◆ **TO DO**:
Reproduce the listing word for word, leaving every picture behind.

◆ **PROVIDED DATA**:
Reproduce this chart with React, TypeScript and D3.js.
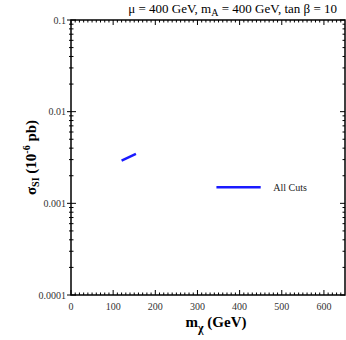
import React from 'react';
import * as d3 from 'd3';

// curve (GeV, 10^-6 pb)
const massPoints = [120, 154];
const sigmaPoints = [0.00292, 0.00346];
const xTicks = [0, 100, 200, 300, 400, 500, 600];
const yTicks = [0.0001, 0.001, 0.01, 0.1];
const yTickLabels = ['0.0001', '0.001', '0.01', '0.1'];
const legendLabel = 'All Cuts';

const W = 346;
const H = 340;
const m = { left: 71, right: 345, top: 20, bottom: 295 };

const App = () => {
  const x = d3.scaleLinear().domain([0, 650]).range([m.left, m.right]);
  const y = d3.scaleLog().domain([0.0001, 0.1]).range([m.bottom, m.top]);

  const line = d3.line<number>()
    .x((d) => x(d))
    .y((d, i) => y(sigmaPoints[i]));

  // minor ticks every 10 GeV, and 2..9 per decade
  const xMinor = d3.range(10, 650, 10).filter((v) => v % 100 !== 0);
  const yMinor: number[] = [];
  [0.0001, 0.001, 0.01].forEach((dec) => {
    for (let k = 2; k <= 9; k++) yMinor.push(dec * k);
  });

  const font = '"Liberation Serif", "DejaVu Serif", serif';
  const blue = '#1a1aff';

  return (
    <svg width={W} height={H} style={{ position: 'absolute', left: 0, top: 0, background: 'white' }}
      fontFamily={font}>
      <rect x={m.left} y={m.top} width={m.right - m.left} height={m.bottom - m.top}
        fill="none" stroke="black" strokeWidth={1.5} />

      {/* x ticks, bottom and top */}
      {xTicks.map((t) => (
        <g key={'xt' + t}>
          <line x1={x(t)} x2={x(t)} y1={m.bottom} y2={m.bottom - 5} stroke="black" />
          <line x1={x(t)} x2={x(t)} y1={m.top} y2={m.top + 5} stroke="black" />
          <text x={x(t)} y={m.bottom + 15} textAnchor="middle" fontSize={10} fill="#333">{t}</text>
        </g>
      ))}
      {xMinor.map((t) => (
        <g key={'xm' + t}>
          <line x1={x(t)} x2={x(t)} y1={m.bottom} y2={m.bottom - 2.5} stroke="black" />
          <line x1={x(t)} x2={x(t)} y1={m.top} y2={m.top + 2.5} stroke="black" />
        </g>
      ))}

      {/* y ticks, left and right */}
      {yTicks.map((t, i) => (
        <g key={'yt' + t}>
          <line x1={m.left - 4} x2={m.left + 5} y1={y(t)} y2={y(t)} stroke="black" />
          <line x1={m.right} x2={m.right - 5} y1={y(t)} y2={y(t)} stroke="black" />
          <text x={m.left - 5} y={y(t) + 3.5} textAnchor="end" fontSize={10} fill="#333">{yTickLabels[i]}</text>
        </g>
      ))}
      {yMinor.map((t) => (
        <g key={'ym' + t}>
          <line x1={m.left - 2} x2={m.left + 2.5} y1={y(t)} y2={y(t)} stroke="black" />
          <line x1={m.right} x2={m.right - 2.5} y1={y(t)} y2={y(t)} stroke="black" />
        </g>
      ))}

      {/* data */}
      <path d={line(massPoints) || ''} fill="none" stroke={blue} strokeWidth={2.5} />

      {/* legend */}
      <line x1={x(345)} x2={x(450)} y1={y(0.0015)} y2={y(0.0015)} stroke={blue} strokeWidth={2.5} />
      <text x={x(480)} y={y(0.0015) + 3.5} fontSize={10} fill="#222">{legendLabel}</text>

      {/* title */}
      <text x={337} y={13} textAnchor="end" fontSize={13}>
        μ = 400 GeV, m<tspan dy={3} fontSize={10}>A</tspan><tspan dy={-3}> = 400 GeV, tan β = 10</tspan>
      </text>

      {/* axis titles */}
      <text x={216} y={327} textAnchor="middle" fontSize={15} fontWeight="bold">
        m<tspan dy={5} fontSize={12}>χ</tspan><tspan dy={-5}> (GeV)</tspan>
      </text>
      <text transform={`translate(36,${(m.top + m.bottom) / 2}) rotate(-90)`} textAnchor="middle"
        fontSize={15} fontWeight="bold">
        σ<tspan dy={3} fontSize={10}>SI</tspan><tspan dy={-3}> (10</tspan>
        <tspan dy={-6} fontSize={10}>-6</tspan><tspan dy={6}> pb)</tspan>
      </text>
    </svg>
  );
};

export default App;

◆ **EXERCISE SOLUTION**:
Reproduce this chart with React, TypeScript and D3.js.
import React from 'react';
import * as d3 from 'd3';

// curve (GeV, 10^-6 pb)
const massPoints = [120, 154];
const sigmaPoints = [0.00292, 0.00346];
const xTicks = [0, 100, 200, 300, 400, 500, 600];
const yTicks = [0.0001, 0.001, 0.01, 0.1];
const yTickLabels = ['0.0001', '0.001', '0.01', '0.1'];
const legendLabel = 'All Cuts';

const W = 346;
const H = 340;
const m = { left: 71, right: 345, top: 20, bottom: 295 };

const App = () => {
  const x = d3.scaleLinear().domain([0, 650]).range([m.left, m.right]);
  const y = d3.scaleLog().domain([0.0001, 0.1]).range([m.bottom, m.top]);

  const line = d3.line<number>()
    .x((d) => x(d))
    .y((d, i) => y(sigmaPoints[i]));

  // minor ticks every 10 GeV, and 2..9 per decade
  const xMinor = d3.range(10, 650, 10).filter((v) => v % 100 !== 0);
  const yMinor: number[] = [];
  [0.0001, 0.001, 0.01].forEach((dec) => {
    for (let k = 2; k <= 9; k++) yMinor.push(dec * k);
  });

  const font = '"Liberation Serif", "DejaVu Serif", serif';
  const blue = '#1a1aff';

  return (
    <svg width={W} height={H} style={{ position: 'absolute', left: 0, top: 0, background: 'white' }}
      fontFamily={font}>
      <rect x={m.left} y={m.top} width={m.right - m.left} height={m.bottom - m.top}
        fill="none" stroke="black" strokeWidth={1.5} />

      {/* x ticks, bottom and top */}
      {xTicks.map((t) => (
        <g key={'xt' + t}>
          <line x1={x(t)} x2={x(t)} y1={m.bottom} y2={m.bottom - 5} stroke="black" />
          <line x1={x(t)} x2={x(t)} y1={m.top} y2={m.top + 5} stroke="black" />
          <text x={x(t)} y={m.bottom + 15} textAnchor="middle" fontSize={10} fill="#333">{t}</text>
        </g>
      ))}
      {xMinor.map((t) => (
        <g key={'xm' + t}>
          <line x1={x(t)} x2={x(t)} y1={m.bottom} y2={m.bottom - 2.5} stroke="black" />
          <line x1={x(t)} x2={x(t)} y1={m.top} y2={m.top + 2.5} stroke="black" />
        </g>
      ))}

      {/* y ticks, left and right */}
      {yTicks.map((t, i) => (
        <g key={'yt' + t}>
          <line x1={m.left - 4} x2={m.left + 5} y1={y(t)} y2={y(t)} stroke="black" />
          <line x1={m.right} x2={m.right - 5} y1={y(t)} y2={y(t)} stroke="black" />
          <text x={m.left - 5} y={y(t) + 3.5} textAnchor="end" fontSize={10} fill="#333">{yTickLabels[i]}</text>
        </g>
      ))}
      {yMinor.map((t) => (
        <g key={'ym' + t}>
          <line x1={m.left - 2} x2={m.left + 2.5} y1={y(t)} y2={y(t)} stroke="black" />
          <line x1={m.right} x2={m.right - 2.5} y1={y(t)} y2={y(t)} stroke="black" />
        </g>
      ))}

      {/* data */}
      <path d={line(massPoints) || ''} fill="none" stroke={blue} strokeWidth={2.5} />

      {/* legend */}
      <line x1={x(345)} x2={x(450)} y1={y(0.0015)} y2={y(0.0015)} stroke={blue} strokeWidth={2.5} />
      <text x={x(480)} y={y(0.0015) + 3.5} fontSize={10} fill="#222">{legendLabel}</text>

      {/* title */}
      <text x={337} y={13} textAnchor="end" fontSize={13}>
        μ = 400 GeV, m<tspan dy={3} fontSize={10}>A</tspan><tspan dy={-3}> = 400 GeV, tan β = 10</tspan>
      </text>

      {/* axis titles */}
      <text x={216} y={327} textAnchor="middle" fontSize={15} fontWeight="bold">
        m<tspan dy={5} fontSize={12}>χ</tspan><tspan dy={-5}> (GeV)</tspan>
      </text>
      <text transform={`translate(36,${(m.top + m.bottom) / 2}) rotate(-90)`} textAnchor="middle"
        fontSize={15} fontWeight="bold">
        σ<tspan dy={3} fontSize={10}>SI</tspan><tspan dy={-3}> (10</tspan>
        <tspan dy={-6} fontSize={10}>-6</tspan><tspan dy={6}> pb)</tspan>
      </text>
    </svg>
  );
};

export default App;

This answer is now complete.